Glomerella tucumanensis

Scientific classification
- Kingdom: Fungi
- Division: Ascomycota
- Class: Sordariomycetes
- Order: Glomerellales
- Family: Glomerellaceae
- Genus: Colletotrichum
- Species: C. tucumanensis
- Binomial name: Colletotrichum tucumanensis (Speg.) Arx & E.Müll. (1954)
- Synonyms: Colletotrichum falcatum Went (1893); Physalospora tucumanensis Speg. (1896); Colletotrichum metake Sacc. (1908);

= Glomerella tucumanensis =

- Genus: Colletotrichum
- Species: tucumanensis
- Authority: (Speg.) Arx & E.Müll. (1954)
- Synonyms: Colletotrichum falcatum Went (1893), Physalospora tucumanensis Speg. (1896), Colletotrichum metake Sacc. (1908)

Species of fungus

Glomerella tucumanensis is a species of fungus in the family Glomerellaceae. It is a pathogen of sugarcane responsible for the disease known as red rot of sugarcane, this disease impacts sugarcane production in South and South-East Asia and has spread to 69 countries. It has been responsible for the elimination of many commercial varieties of sugarcane.

== Taxonomy ==
Glomerella tucumanensis was first described by Frits Went as Colletotrichum falcatum belonging to the family Melanconiaceae as a fungi imperfecti.
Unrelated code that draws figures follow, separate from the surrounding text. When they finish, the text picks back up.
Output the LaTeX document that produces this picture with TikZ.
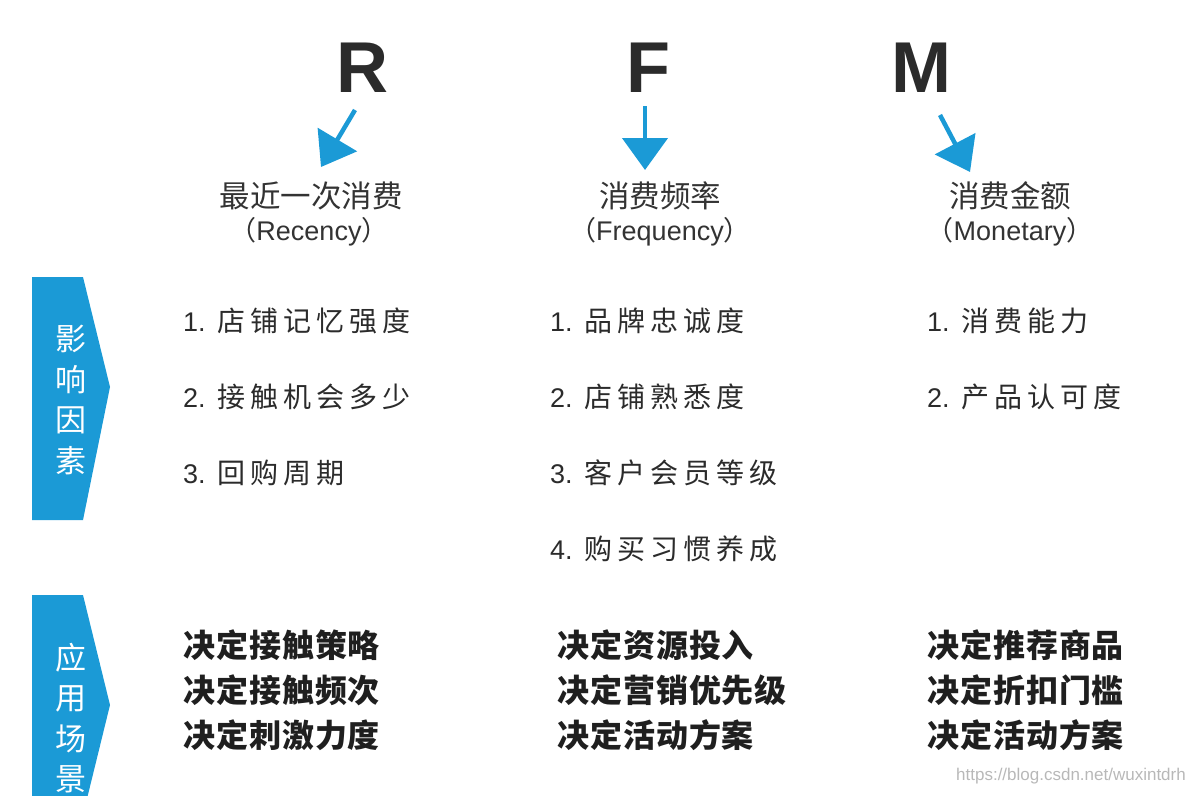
\documentclass[tikz,border=0pt]{standalone}
\usepackage{fontspec}
\setmainfont{Liberation Sans}
\newfontfamily\cjk{Noto Sans CJK SC}
\newfontfamily\cjkls{Noto Sans CJK SC}[LetterSpace=18]
\newfontfamily\cjkbs{Noto Sans CJK SC}[LetterSpace=3]
\usetikzlibrary{arrows.meta}
\definecolor{rfmblue}{HTML}{1B9AD6}
\definecolor{txt}{HTML}{2B2B2B}
\definecolor{titletxt}{HTML}{333333}
\tikzset{
  letter/.style={font=\fontsize{72}{72}\selectfont\bfseries, text=txt, inner sep=0pt},
  titlecn/.style={font=\cjk\fontsize{30.5}{32}\selectfont, text=titletxt, inner sep=0pt},
  titleen/.style={font=\fontsize{27}{30}\selectfont, text=titletxt, inner sep=0pt},
  item/.style={anchor=west, text=txt, inner sep=0pt},
  apply/.style={anchor=west, text=black!88, inner sep=0pt, align=left,
     font=\cjkbs\bfseries\fontsize{32}{45}\selectfont},
  banner/.style={fill=rfmblue, draw=none},
  bannertext/.style={text=white, align=center, inner sep=0pt,
     font=\cjk\fontsize{31}{40.5}\selectfont},
  arr/.style={draw=rfmblue, line width=4.5pt, -{Triangle[length=32pt,width=45pt]}},
}
\newcommand{\itm}[2]{{\fontsize{27}{30}\selectfont #1.\hspace{12pt}}{\cjkls\fontsize{28}{30}\selectfont #2}}
\begin{document}
\begin{tikzpicture}[x=1pt,y=-1pt]
\useasboundingbox (0,0) rectangle (1193,795);
% letters
\node[letter] (R) at (362,68) {R};
\node[letter] (F) at (648,68) {F};
\node[letter] (M) at (921,68) {M};
% arrows
\coordinate (rs) at (355,110); \coordinate (rt) at (321,167);
\coordinate (fs) at (645,106); \coordinate (ft) at (645,170);
\coordinate (ms) at (940,115); \coordinate (mt) at (970,172);
\draw[arr] (rs) -- (rt);
\draw[arr] (fs) -- (ft);
\draw[arr] (ms) -- (mt);
% titles
\node[titlecn] (t1) at (311,196) {最近一次消费};
\node[titleen] (e1) at (309,232) {{\cjk （}Recency{\cjk ）}};
\node[titlecn] (t2) at (660,196) {消费频率};
\node[titleen] (e2) at (660,232) {{\cjk （}Frequency{\cjk ）}};
\node[titlecn] (t3) at (1010,196) {消费金额};
\node[titleen] (e3) at (1010,232) {{\cjk （}Monetary{\cjk ）}};
% banners
\path[banner] (32,277) -- (83,277) -- (110,387) -- (83,520) -- (32,520) -- cycle;
\node[bannertext] (b1) at (71,400) {影\\响\\因\\素};
\path[banner] (32,595) -- (83,595) -- (110,705) -- (83,815) -- (32,815) -- cycle;
\node[bannertext] (b2) at (71,718) {应\\用\\场\\景};
% factors
\node[item] (r1) at (183,321) {\itm{1}{店铺记忆强度}};
\node[item] (r2) at (183,397) {\itm{2}{接触机会多少}};
\node[item] (r3) at (183,473) {\itm{3}{回购周期}};
\node[item] (f1) at (550,321) {\itm{1}{品牌忠诚度}};
\node[item] (f2) at (550,397) {\itm{2}{店铺熟悉度}};
\node[item] (f3) at (550,473) {\itm{3}{客户会员等级}};
\node[item] (f4) at (550,549) {\itm{4}{购买习惯养成}};
\node[item] (m1) at (927,321) {\itm{1}{消费能力}};
\node[item] (m2) at (927,397) {\itm{2}{产品认可度}};
% applications
\node[apply] (ra) at (183,690) {决定接触策略\\决定接触频次\\决定刺激力度};
\node[apply] (fa) at (557,690) {决定资源投入\\决定营销优先级\\决定活动方案};
\node[apply] (ma) at (927,690) {决定推荐商品\\决定折扣门槛\\决定活动方案};
% watermark
\node[anchor=east, text=black!28, inner sep=0pt, font=\fontsize{17}{20}\selectfont] (wm) at (1186,776) {https://blog.csdn.net/wuxintdrh};
\end{tikzpicture}
\end{document}
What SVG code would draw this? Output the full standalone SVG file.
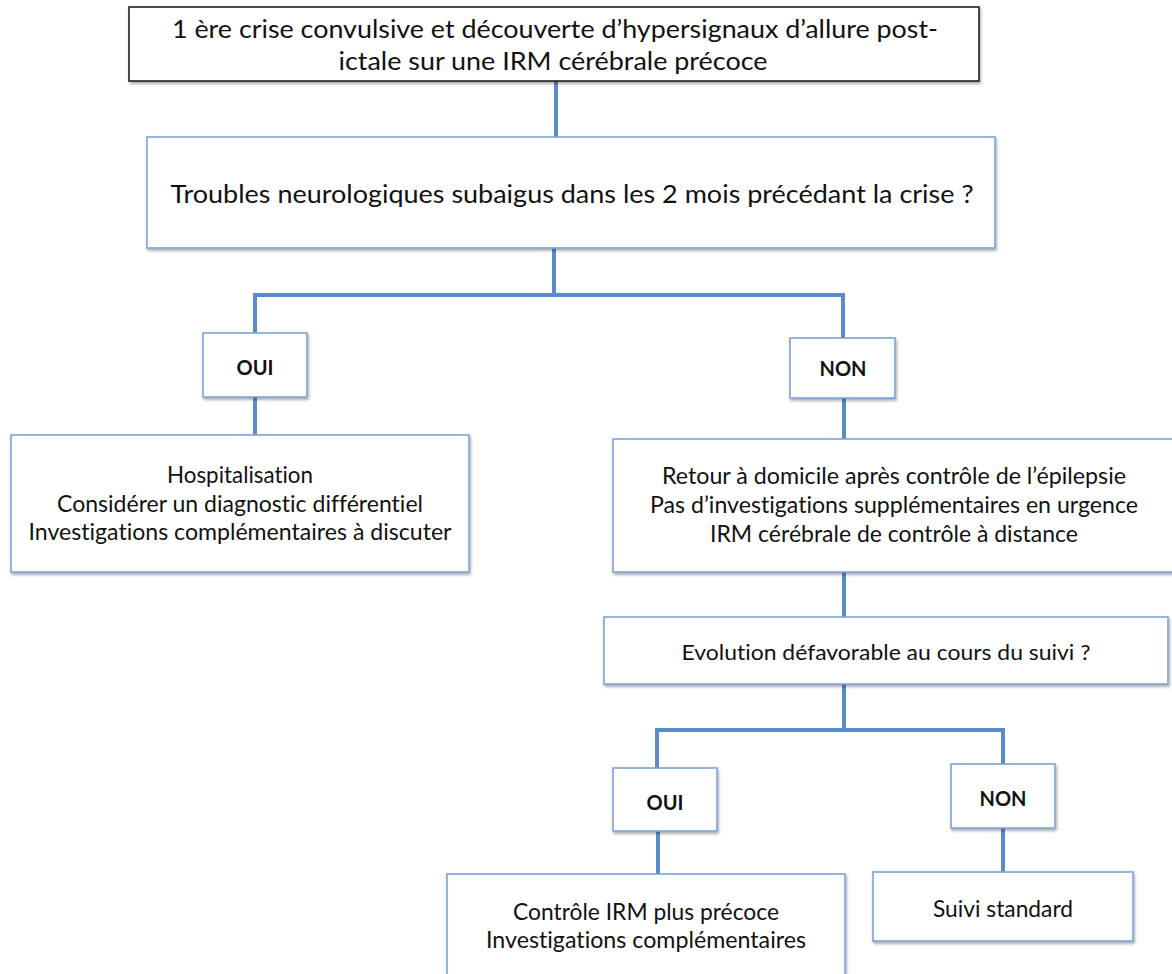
<svg xmlns="http://www.w3.org/2000/svg" width="1172" height="974" viewBox="0 0 1172 974">
<defs>
<filter id="sh" x="-5%" y="-5%" width="110%" height="120%">
<feDropShadow dx="1" dy="2" stdDeviation="1.5" flood-color="#000" flood-opacity="0.35"/>
</filter>
<style>
.box{fill:#fff;stroke:#7ba5d8;stroke-width:1.6;filter:url(#sh)}
.dark{fill:#fff;stroke:#222;stroke-width:1.6;filter:url(#sh)}
.t{font-family:Lato,"Open Sans","Liberation Sans",sans-serif;fill:#111;text-anchor:middle;font-variant-ligatures:none;font-feature-settings:"liga" 0,"clig" 0}
.big{font-size:25.5px}
.mid{font-size:22.5px}
.sm{font-size:21.5px}
.b{font-size:20px;font-weight:bold}
.c{fill:none;stroke:#5b8cc9;stroke-width:4;stroke-linecap:butt}
</style>
</defs>
<rect width="1172" height="974" fill="#fff"/>
<g id="connectors">
<path class="c" d="M556 81 V137"/>
<path class="c" d="M554 248 V295 M253 295 H845 M255 295 V333 M843 295 V338"/>
<path class="c" d="M255 397 V435"/>
<path class="c" d="M844 398 V439"/>
<path class="c" d="M844 572 V617"/>
<path class="c" d="M844 684 V730 M655 730 H1005 M657 730 V768 M1003 730 V764"/>
<path class="c" d="M658 831 V874"/>
<path class="c" d="M1003 828 V872"/>
</g>
<g id="n-start">
<rect class="dark" x="129" y="7" width="850" height="74"/>
<text class="t big" x="555" y="38" textLength="766" lengthAdjust="spacingAndGlyphs">1 ère crise convulsive et découverte d’hypersignaux d’allure post-</text>
<text class="t big" x="553" y="70" textLength="429" lengthAdjust="spacingAndGlyphs">ictale sur une IRM cérébrale précoce</text>
</g>
<g id="n-question">
<rect class="box" x="147" y="137" width="848" height="111"/>
<text class="t big" x="572" y="203" textLength="803" lengthAdjust="spacingAndGlyphs">Troubles neurologiques subaigus dans les 2 mois précédant la crise ?</text>
</g>
<g id="n-oui1">
<rect class="box" x="203" y="333" width="104" height="64"/>
<text class="t b" x="255" y="375">OUI</text>
</g>
<g id="n-non1">
<rect class="box" x="790" y="338" width="105" height="60"/>
<text class="t b" x="843" y="376">NON</text>
</g>
<g id="n-hosp">
<rect class="box" x="11" y="435" width="458" height="137"/>
<text class="t mid" x="240" y="483" textLength="146" lengthAdjust="spacingAndGlyphs">Hospitalisation</text>
<text class="t mid" x="240" y="512" textLength="366" lengthAdjust="spacingAndGlyphs">Considérer un diagnostic différentiel</text>
<text class="t mid" x="240" y="540" textLength="423" lengthAdjust="spacingAndGlyphs">Investigations complémentaires à discuter</text>
</g>
<g id="n-retour">
<rect class="box" x="613" y="439" width="562" height="133"/>
<text class="t mid" x="894" y="484" textLength="464" lengthAdjust="spacingAndGlyphs">Retour à domicile après contrôle de l’épilepsie</text>
<text class="t mid" x="894" y="513" textLength="488" lengthAdjust="spacingAndGlyphs">Pas d’investigations supplémentaires en urgence</text>
<text class="t mid" x="894" y="542" textLength="368" lengthAdjust="spacingAndGlyphs">IRM cérébrale de contrôle à distance</text>
</g>
<g id="n-evolution">
<rect class="box" x="604" y="617" width="564" height="67"/>
<text class="t sm" x="886" y="660" textLength="409" lengthAdjust="spacingAndGlyphs">Evolution défavorable au cours du suivi ?</text>
</g>
<g id="n-oui2">
<rect class="box" x="613" y="768" width="104" height="63"/>
<text class="t b" x="665" y="810">OUI</text>
</g>
<g id="n-non2">
<rect class="box" x="951" y="764" width="104" height="64"/>
<text class="t b" x="1003" y="806">NON</text>
</g>
<g id="n-controle">
<rect class="box" x="447" y="874" width="398" height="112"/>
<text class="t mid" x="646" y="920" textLength="266" lengthAdjust="spacingAndGlyphs">Contrôle IRM plus précoce</text>
<text class="t mid" x="646" y="948" textLength="320" lengthAdjust="spacingAndGlyphs">Investigations complémentaires</text>
</g>
<g id="n-suivi">
<rect class="box" x="873" y="872" width="260" height="69"/>
<text class="t mid" x="1003" y="917" textLength="140" lengthAdjust="spacingAndGlyphs">Suivi standard</text>
</g>
</svg>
This classification remained undisputed till 1943, when Carvajal and Edgerton found the conidial state of the fungi to be identical to Physalospora tucumanensis which was described by Spegazzini in 1896, putting it the family Pleosporaceae, thereby placing it under Ascomycota. In 1954, von Arx and Muller transferred the fungi to the genus Glomerella, where it remains today.